The compulsory Risk Management and Compliance programme introduced by the Bill is crucial in achieving more effective laundering prevention and detection. Accountable institutions must identify, assess and analyse those areas of their business where the risk of money laundering and terrorist financing activities are the greatest, and take appropriate steps to mitigate against such risks. This requires them to carefully consider their customers, products and services, transaction values, delivery channels and various other factors, such as the duration of the customer relationship and the level to which the customer is already regulated.

The Bill refers to “customer due diligence” as opposed to the currently used “duty to identify clients”. The basic principles of customer due diligence are that accountable institutions:

  • may not transact with fictitious persons;
  • must identify the “beneficial owner” – being the natural person who either owns or controls a juristic person;
  • take enhanced measures for “domestic prominent influential persons” such as persons holding prominent public functions.
  • should understand the purpose and nature of the business relationship with a customer and predict the types of transactions that a particular customer is likely to undertake. With this in mind, the business relationship and transactions must be monitored on an ongoing basis.
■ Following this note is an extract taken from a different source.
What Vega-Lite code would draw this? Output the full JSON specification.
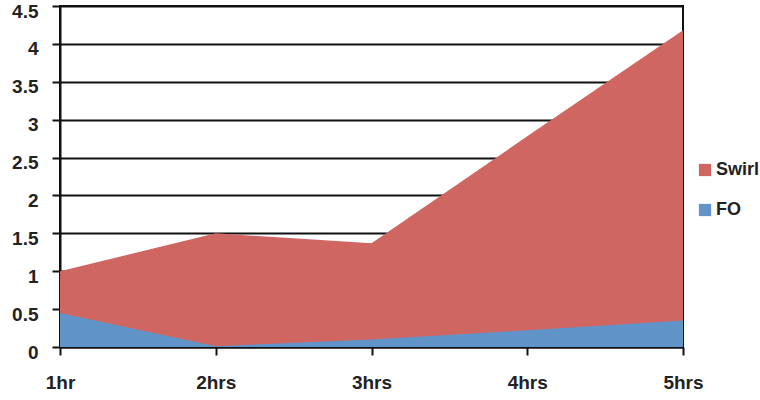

An accountable institution will therefore have an amount of flexibility to design its approach to customer due diligence. It has to ensure that this approach is effectively implemented. This is achieved by, amongst other things, empowering and training its staff to monitor and identify unusual transactions. The Bill is indeed beneficial as it guides accountable institutions towards focusing on what really matters – combating money laundering.